A cerebral vascular accident (choice A) is unlikely given that the patient is alert and oriented, has no detectable language deficit, and has an otherwise nonfocal neurologic examination.
A conversion disorder (choice B) is unlikely since the patient has no prior history of a psychiatric disorder and has a viable medical reason (dystonia from droperidol) for her neuromuscular deficit.
Munchausen syndrome (choice D) is also unlikely since the patient had valid medical reasons for her initial admission and your current visit. We are also not informed of any prior history of hospitalizations or seeking of medical attention without appropriate cause.

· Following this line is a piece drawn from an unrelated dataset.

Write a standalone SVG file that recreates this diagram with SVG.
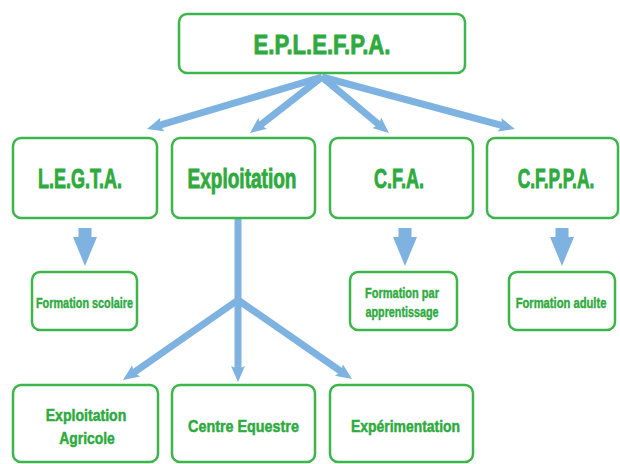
<svg xmlns="http://www.w3.org/2000/svg" width="620" height="464" viewBox="0 0 620 464">
<style>
.box{fill:#ffffff;stroke:#3cb54a;stroke-width:2.5}
.t{font-family:"Liberation Sans",Arial,sans-serif;font-weight:bold;fill:#2eaa3e;stroke:#2eaa3e;text-anchor:middle}
.big{font-size:28px;stroke-width:0.9}
.mid{font-size:27px;stroke-width:0.9}
.sm{font-size:14px;stroke-width:0.4}
.bt{font-size:17px;stroke-width:0.5}
.con{stroke:#7eb3e1;stroke-width:7;fill:none;stroke-linecap:butt}
.blk{fill:#7eb3e1}
</style>
<defs>
<marker id="ah" markerUnits="userSpaceOnUse" viewBox="0 0 16 16" markerWidth="16" markerHeight="16" refX="6" refY="8" orient="auto">
<path d="M0,1 L16,8 L0,15 L3,8 z" fill="#7eb3e1"/>
</marker>
</defs>
<rect width="620" height="464" fill="#ffffff"/>
<g id="connectors">
<line class="con" x1="322" y1="77" x2="156.6" y2="126.2" marker-end="url(#ah)"/>
<line class="con" x1="322" y1="77" x2="257.9" y2="126.9" marker-end="url(#ah)"/>
<line class="con" x1="322" y1="77" x2="381.3" y2="126.6" marker-end="url(#ah)"/>
<line class="con" x1="322" y1="77" x2="505.3" y2="126.4" marker-end="url(#ah)"/>
<line class="con" x1="238" y1="219" x2="238" y2="300"/>
<line class="con" x1="238" y1="300" x2="131.2" y2="374.3" marker-end="url(#ah)"/>
<line class="con" x1="238" y1="298" x2="238" y2="372" marker-end="url(#ah)"/>
<line class="con" x1="238" y1="300" x2="343.8" y2="373.3" marker-end="url(#ah)"/>
<polygon class="blk" points="78.5,228 91.5,228 91.5,237 97,237 85,266 73,237 78.5,237"/>
<polygon class="blk" points="398.5,228 411.5,228 411.5,237 417,237 405,266 393,237 398.5,237"/>
<polygon class="blk" points="555.5,228 568.5,228 568.5,237 574,237 562,266 550,237 555.5,237"/>
</g>
<g id="eplefpa">
<rect class="box" x="179" y="14" width="286" height="59" rx="8"/>
<text class="t big" transform="translate(322,54) scale(0.79,1)">E.P.L.E.F.P.A.</text>
</g>
<g id="legta">
<rect class="box" x="13" y="138" width="144" height="80" rx="8"/>
<text class="t mid" transform="translate(80,188) scale(0.667,1)">L.E.G.T.A.</text>
</g>
<g id="exploitation">
<rect class="box" x="172" y="138" width="143" height="80" rx="8"/>
<text class="t mid" transform="translate(242,188) scale(0.705,1)">Exploitation</text>
</g>
<g id="cfa">
<rect class="box" x="330" y="138" width="143" height="80" rx="8"/>
<text class="t mid" transform="translate(399,188) scale(0.667,1)">C.F.A.</text>
</g>
<g id="cfppa">
<rect class="box" x="487" y="138" width="131" height="80" rx="8"/>
<text class="t mid" transform="translate(556,188) scale(0.643,1)">C.F.P.P.A.</text>
</g>
<g id="formation-scolaire">
<rect class="box" x="32" y="272" width="105" height="58" rx="8"/>
<text class="t sm" transform="translate(84.5,308) scale(0.775,1)">Formation scolaire</text>
</g>
<g id="formation-apprentissage">
<rect class="box" x="350" y="272" width="107" height="58" rx="8"/>
<text class="t sm" transform="translate(402,298) scale(0.786,1)">Formation par</text>
<text class="t sm" transform="translate(402,317) scale(0.77,1)">apprentissage</text>
</g>
<g id="formation-adulte">
<rect class="box" x="509" y="272" width="106" height="58" rx="8"/>
<text class="t sm" transform="translate(561,308) scale(0.8,1)">Formation adulte</text>
</g>
<g id="exploitation-agricole">
<rect class="box" x="13" y="385" width="145" height="77" rx="8"/>
<text class="t bt" transform="translate(86,421) scale(0.83,1)">Exploitation</text>
<text class="t bt" transform="translate(87,444) scale(0.82,1)">Agricole</text>
</g>
<g id="centre-equestre">
<rect class="box" x="172" y="385" width="143" height="77" rx="8"/>
<text class="t bt" transform="translate(243.5,432) scale(0.845,1)">Centre Equestre</text>
</g>
<g id="experimentation">
<rect class="box" x="330" y="385" width="143" height="77" rx="8"/>
<text class="t bt" transform="translate(405.5,432) scale(0.82,1)">Expérimentation</text>
</g>
</svg>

A seizure (choice E) is similarly unlikely since the patient has no history of a seizure disorder and is alert, oriented, and conversant.
4) The correct answer is
E. This is stasis dermatitis, which is a persistent inflammation of the skin of the lower legs. The condition is often related to varicose veins, although it has been postulated that the true cause may instead be perivascular fibrin deposition and abnormal small vessel vasoconstrictive reflexes. The presentation illustrated is typical. Most patients are relatively asymptomatic and may not seek medical attention until the edema becomes severe or the lesions become complicated by secondary bacterial infection or ulceration. It is important to increase the venous return to the heart by elevating the ankles while resting and use of properly fitted support hose. Local topical tap water compresses can be helpful. Purulent lesions can be treated with hydrocolloid dressings. Ulcers are treated with compresses and bland dressings, such as zinc oxide paste.
Atopic dermatitis (choice A) typically involves the antecubital and popliteal fossas, eyelids, neck, and wrists.
Cellulitis (choice B) is a bacterial infection of the subcutaneous tissues, and causes local erythema, tenderness, and often lymphangitis.
Lichen simplex chronicus (choice C) is a skin rash caused by chronic scratching characterized by dry, scaling, well-demarcated, hyperpigmented plaques.
Nummular dermatitis (choice D) causes widespread coin-shaped, crusted skin lesions.
5) The correct answer is
E.Nocardia asteroides is an aerobic soil saprophyte that can cause acute or chronic infectious disease often characterized by granulomatous-suppurative lesions that may become widely disseminated. Many, but not all, patients have underlying causes for immunodeficiency, including advanced age, lymphoreticular malignancies, organ transplantation, high dose corticosteroid therapy, or (increasingly commonly) AIDS. Disseminated nocardiosis usually starts as a pulmonary infection that can resemble either a severe pneumonia or tuberculosis. Once dissemination occurs, metastatic brain abscesses are particularly common, occurring in as many as 1/3 of patients with nocardiosis. Nocardiosis is treated with sulfa drugs, such as sulfadiazine or trimethoprim-sulfamethoxazole, for periods of months.
Actinomyces (choice A) is very similar to Nocardia, but is not acid-fast.
Aspergillus(choice B) is a fungus.
Burkholderia(choice C)pseudomallei is a gram-negative bacillus that causes melioidosis, which is characterized by lung involvement or disseminated infection.
Francisella(choice D)tularensis causes tularemia, which is usually acquired by contact with infected wild rabbits.